Only the number is wanted: how many lines of the data contain "this"?

[PROVIDED MATERIAL]
►
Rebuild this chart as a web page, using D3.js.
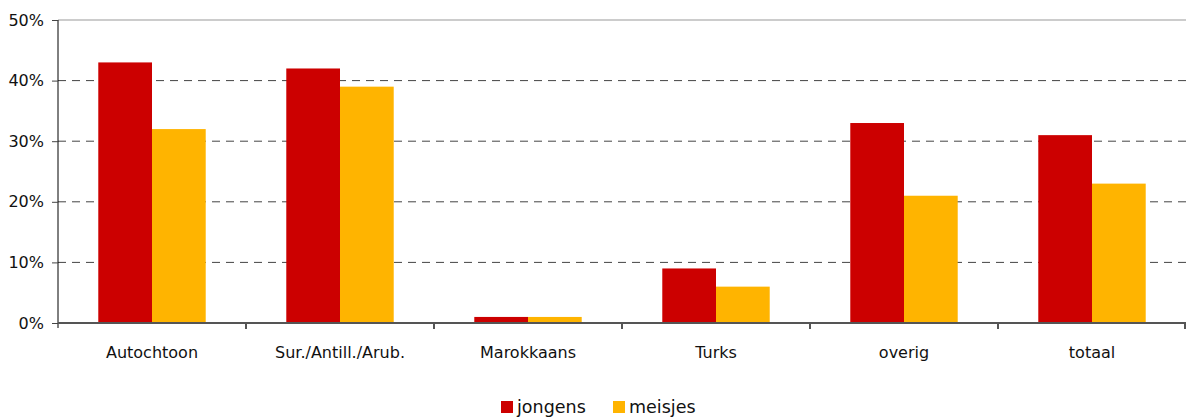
◄
►
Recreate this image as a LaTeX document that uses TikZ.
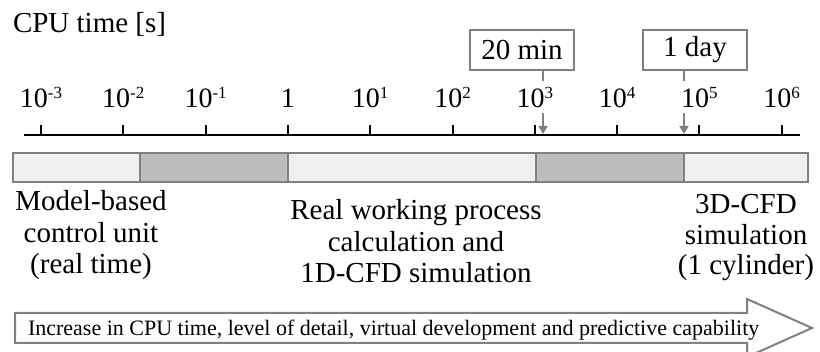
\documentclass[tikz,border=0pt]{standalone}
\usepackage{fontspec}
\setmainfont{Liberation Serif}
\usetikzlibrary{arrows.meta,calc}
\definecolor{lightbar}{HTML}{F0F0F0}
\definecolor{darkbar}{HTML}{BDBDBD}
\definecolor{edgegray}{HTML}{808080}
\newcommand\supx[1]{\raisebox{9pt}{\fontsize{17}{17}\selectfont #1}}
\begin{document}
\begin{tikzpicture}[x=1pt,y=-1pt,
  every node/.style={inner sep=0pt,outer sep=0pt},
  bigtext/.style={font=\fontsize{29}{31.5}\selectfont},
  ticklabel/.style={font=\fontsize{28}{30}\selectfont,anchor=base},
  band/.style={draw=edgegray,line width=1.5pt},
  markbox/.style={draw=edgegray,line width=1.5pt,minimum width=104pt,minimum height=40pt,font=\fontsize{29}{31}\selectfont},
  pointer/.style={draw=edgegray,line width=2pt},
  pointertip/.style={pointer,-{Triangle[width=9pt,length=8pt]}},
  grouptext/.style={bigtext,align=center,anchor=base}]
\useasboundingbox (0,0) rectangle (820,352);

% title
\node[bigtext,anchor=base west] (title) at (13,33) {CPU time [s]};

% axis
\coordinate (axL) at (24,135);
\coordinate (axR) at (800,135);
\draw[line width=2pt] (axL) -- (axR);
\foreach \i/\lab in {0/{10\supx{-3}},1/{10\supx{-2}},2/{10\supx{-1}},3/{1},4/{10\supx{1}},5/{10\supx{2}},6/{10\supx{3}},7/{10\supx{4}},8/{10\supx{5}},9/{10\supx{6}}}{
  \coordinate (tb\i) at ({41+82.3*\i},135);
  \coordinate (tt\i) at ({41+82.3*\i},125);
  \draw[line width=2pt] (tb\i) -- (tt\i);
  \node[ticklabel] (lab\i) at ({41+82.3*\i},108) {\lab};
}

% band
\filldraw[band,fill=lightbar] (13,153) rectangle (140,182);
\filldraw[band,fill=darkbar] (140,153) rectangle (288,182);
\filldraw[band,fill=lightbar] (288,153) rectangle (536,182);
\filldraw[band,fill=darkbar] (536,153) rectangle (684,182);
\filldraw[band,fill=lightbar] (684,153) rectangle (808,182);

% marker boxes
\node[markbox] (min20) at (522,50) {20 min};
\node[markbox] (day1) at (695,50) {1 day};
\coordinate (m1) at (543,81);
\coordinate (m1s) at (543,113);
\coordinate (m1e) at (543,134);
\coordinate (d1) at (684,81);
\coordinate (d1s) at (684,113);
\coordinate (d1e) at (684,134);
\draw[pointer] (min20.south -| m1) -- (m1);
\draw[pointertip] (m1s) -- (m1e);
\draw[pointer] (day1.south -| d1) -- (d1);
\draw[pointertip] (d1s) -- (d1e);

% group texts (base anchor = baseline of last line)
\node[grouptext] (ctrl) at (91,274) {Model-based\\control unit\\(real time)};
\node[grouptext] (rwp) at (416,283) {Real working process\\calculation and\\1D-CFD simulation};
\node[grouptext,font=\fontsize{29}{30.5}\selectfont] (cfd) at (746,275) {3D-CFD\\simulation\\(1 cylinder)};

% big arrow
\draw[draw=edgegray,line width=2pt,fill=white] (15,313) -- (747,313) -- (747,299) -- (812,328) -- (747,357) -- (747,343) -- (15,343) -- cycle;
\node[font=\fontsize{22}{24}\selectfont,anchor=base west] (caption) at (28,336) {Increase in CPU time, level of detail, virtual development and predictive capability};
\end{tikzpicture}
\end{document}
◄
►
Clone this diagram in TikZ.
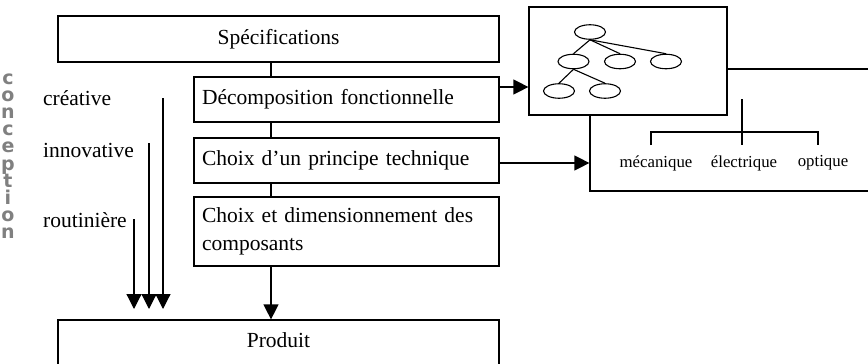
◄
[RESULT] 3